■ EXERCISE DESCRIPTION
Write out every line of the material as it stands, apart from the pictures.

□ □ □ □

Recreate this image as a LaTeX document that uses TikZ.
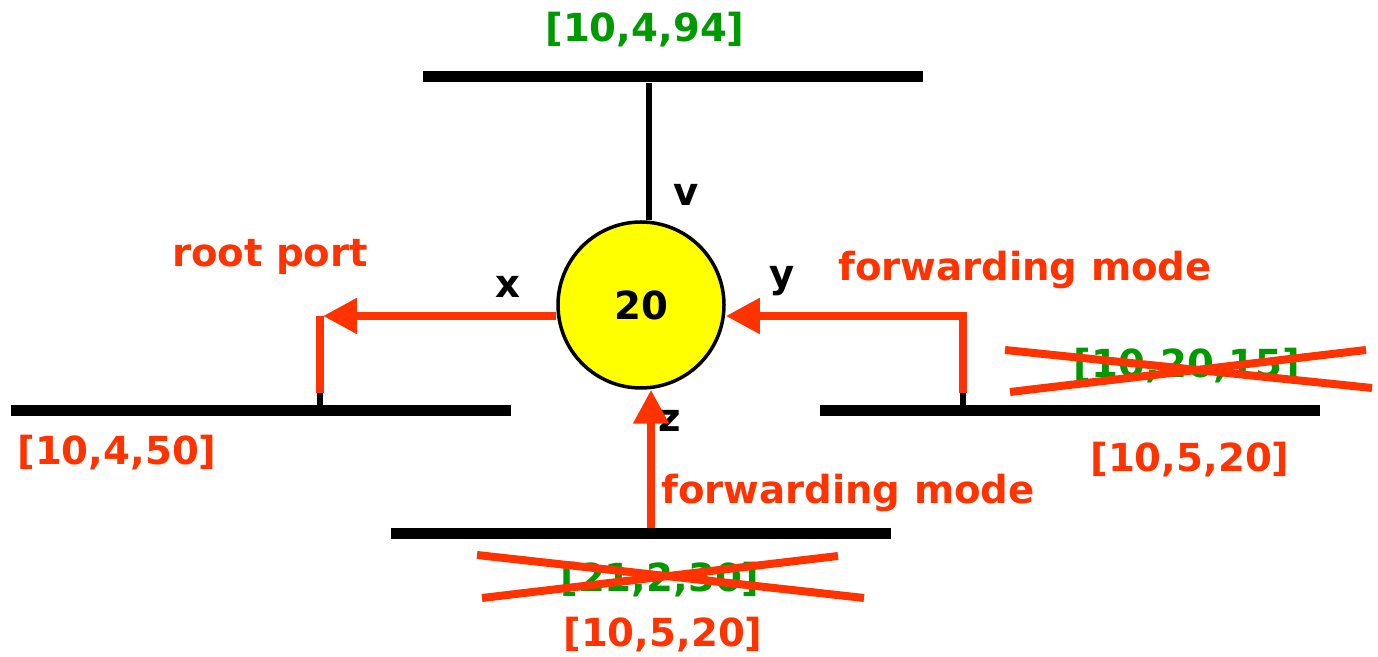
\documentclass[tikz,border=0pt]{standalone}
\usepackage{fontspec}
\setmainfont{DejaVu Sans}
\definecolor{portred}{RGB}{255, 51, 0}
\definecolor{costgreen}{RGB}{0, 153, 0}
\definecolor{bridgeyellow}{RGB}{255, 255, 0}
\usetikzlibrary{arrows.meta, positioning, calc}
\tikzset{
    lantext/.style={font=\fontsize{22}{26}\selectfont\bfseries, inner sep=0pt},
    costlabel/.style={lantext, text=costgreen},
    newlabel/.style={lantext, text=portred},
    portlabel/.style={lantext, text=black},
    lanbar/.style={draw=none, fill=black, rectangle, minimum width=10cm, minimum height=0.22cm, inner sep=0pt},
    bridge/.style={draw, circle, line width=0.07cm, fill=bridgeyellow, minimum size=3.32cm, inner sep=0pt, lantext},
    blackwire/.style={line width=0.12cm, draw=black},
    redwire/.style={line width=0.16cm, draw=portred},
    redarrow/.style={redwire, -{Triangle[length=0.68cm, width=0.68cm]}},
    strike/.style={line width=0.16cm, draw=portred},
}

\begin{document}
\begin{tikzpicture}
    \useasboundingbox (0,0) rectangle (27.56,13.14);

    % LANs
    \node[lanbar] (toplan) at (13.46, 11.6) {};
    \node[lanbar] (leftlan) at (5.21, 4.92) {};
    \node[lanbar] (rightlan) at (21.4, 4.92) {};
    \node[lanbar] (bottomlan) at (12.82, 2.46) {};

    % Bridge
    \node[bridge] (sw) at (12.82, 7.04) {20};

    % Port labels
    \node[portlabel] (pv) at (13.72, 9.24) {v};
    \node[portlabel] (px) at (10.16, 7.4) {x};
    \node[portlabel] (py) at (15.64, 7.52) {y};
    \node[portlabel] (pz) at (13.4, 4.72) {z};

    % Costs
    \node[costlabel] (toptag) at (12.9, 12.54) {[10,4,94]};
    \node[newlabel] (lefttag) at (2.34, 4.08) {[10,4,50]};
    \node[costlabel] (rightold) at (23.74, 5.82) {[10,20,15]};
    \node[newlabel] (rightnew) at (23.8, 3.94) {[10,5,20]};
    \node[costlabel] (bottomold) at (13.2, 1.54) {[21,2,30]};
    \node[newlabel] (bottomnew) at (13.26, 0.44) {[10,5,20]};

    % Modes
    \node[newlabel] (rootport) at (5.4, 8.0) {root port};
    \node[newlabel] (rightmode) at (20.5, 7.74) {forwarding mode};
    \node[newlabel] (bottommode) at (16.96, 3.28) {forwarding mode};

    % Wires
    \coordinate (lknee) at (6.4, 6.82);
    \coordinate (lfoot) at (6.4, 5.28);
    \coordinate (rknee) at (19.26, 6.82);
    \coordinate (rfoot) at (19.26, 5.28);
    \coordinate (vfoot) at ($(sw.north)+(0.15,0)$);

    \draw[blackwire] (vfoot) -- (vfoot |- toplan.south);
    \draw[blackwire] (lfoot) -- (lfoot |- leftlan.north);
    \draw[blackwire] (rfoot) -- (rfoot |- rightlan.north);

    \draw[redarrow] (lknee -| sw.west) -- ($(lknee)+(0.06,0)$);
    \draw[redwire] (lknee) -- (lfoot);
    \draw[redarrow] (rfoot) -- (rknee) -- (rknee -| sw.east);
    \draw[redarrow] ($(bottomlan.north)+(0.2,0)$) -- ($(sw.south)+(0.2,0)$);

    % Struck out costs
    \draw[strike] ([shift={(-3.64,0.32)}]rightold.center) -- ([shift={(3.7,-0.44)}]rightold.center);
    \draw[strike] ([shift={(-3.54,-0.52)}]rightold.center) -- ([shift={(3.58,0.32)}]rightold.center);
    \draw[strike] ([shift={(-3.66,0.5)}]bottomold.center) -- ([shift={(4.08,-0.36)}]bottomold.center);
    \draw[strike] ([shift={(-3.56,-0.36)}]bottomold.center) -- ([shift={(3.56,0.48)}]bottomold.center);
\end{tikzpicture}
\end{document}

□ □ □ □

■ RESULT OF THE EXERCISE
Recreate this image as a LaTeX document that uses TikZ.
\documentclass[tikz,border=0pt]{standalone}
\usepackage{fontspec}
\setmainfont{DejaVu Sans}
\definecolor{portred}{RGB}{255, 51, 0}
\definecolor{costgreen}{RGB}{0, 153, 0}
\definecolor{bridgeyellow}{RGB}{255, 255, 0}
\usetikzlibrary{arrows.meta, positioning, calc}
\tikzset{
    lantext/.style={font=\fontsize{22}{26}\selectfont\bfseries, inner sep=0pt},
    costlabel/.style={lantext, text=costgreen},
    newlabel/.style={lantext, text=portred},
    portlabel/.style={lantext, text=black},
    lanbar/.style={draw=none, fill=black, rectangle, minimum width=10cm, minimum height=0.22cm, inner sep=0pt},
    bridge/.style={draw, circle, line width=0.07cm, fill=bridgeyellow, minimum size=3.32cm, inner sep=0pt, lantext},
    blackwire/.style={line width=0.12cm, draw=black},
    redwire/.style={line width=0.16cm, draw=portred},
    redarrow/.style={redwire, -{Triangle[length=0.68cm, width=0.68cm]}},
    strike/.style={line width=0.16cm, draw=portred},
}

\begin{document}
\begin{tikzpicture}
    \useasboundingbox (0,0) rectangle (27.56,13.14);

    % LANs
    \node[lanbar] (toplan) at (13.46, 11.6) {};
    \node[lanbar] (leftlan) at (5.21, 4.92) {};
    \node[lanbar] (rightlan) at (21.4, 4.92) {};
    \node[lanbar] (bottomlan) at (12.82, 2.46) {};

    % Bridge
    \node[bridge] (sw) at (12.82, 7.04) {20};

    % Port labels
    \node[portlabel] (pv) at (13.72, 9.24) {v};
    \node[portlabel] (px) at (10.16, 7.4) {x};
    \node[portlabel] (py) at (15.64, 7.52) {y};
    \node[portlabel] (pz) at (13.4, 4.72) {z};

    % Costs
    \node[costlabel] (toptag) at (12.9, 12.54) {[10,4,94]};
    \node[newlabel] (lefttag) at (2.34, 4.08) {[10,4,50]};
    \node[costlabel] (rightold) at (23.74, 5.82) {[10,20,15]};
    \node[newlabel] (rightnew) at (23.8, 3.94) {[10,5,20]};
    \node[costlabel] (bottomold) at (13.2, 1.54) {[21,2,30]};
    \node[newlabel] (bottomnew) at (13.26, 0.44) {[10,5,20]};

    % Modes
    \node[newlabel] (rootport) at (5.4, 8.0) {root port};
    \node[newlabel] (rightmode) at (20.5, 7.74) {forwarding mode};
    \node[newlabel] (bottommode) at (16.96, 3.28) {forwarding mode};

    % Wires
    \coordinate (lknee) at (6.4, 6.82);
    \coordinate (lfoot) at (6.4, 5.28);
    \coordinate (rknee) at (19.26, 6.82);
    \coordinate (rfoot) at (19.26, 5.28);
    \coordinate (vfoot) at ($(sw.north)+(0.15,0)$);

    \draw[blackwire] (vfoot) -- (vfoot |- toplan.south);
    \draw[blackwire] (lfoot) -- (lfoot |- leftlan.north);
    \draw[blackwire] (rfoot) -- (rfoot |- rightlan.north);

    \draw[redarrow] (lknee -| sw.west) -- ($(lknee)+(0.06,0)$);
    \draw[redwire] (lknee) -- (lfoot);
    \draw[redarrow] (rfoot) -- (rknee) -- (rknee -| sw.east);
    \draw[redarrow] ($(bottomlan.north)+(0.2,0)$) -- ($(sw.south)+(0.2,0)$);

    % Struck out costs
    \draw[strike] ([shift={(-3.64,0.32)}]rightold.center) -- ([shift={(3.7,-0.44)}]rightold.center);
    \draw[strike] ([shift={(-3.54,-0.52)}]rightold.center) -- ([shift={(3.58,0.32)}]rightold.center);
    \draw[strike] ([shift={(-3.66,0.5)}]bottomold.center) -- ([shift={(4.08,-0.36)}]bottomold.center);
    \draw[strike] ([shift={(-3.56,-0.36)}]bottomold.center) -- ([shift={(3.56,0.48)}]bottomold.center);
\end{tikzpicture}
\end{document}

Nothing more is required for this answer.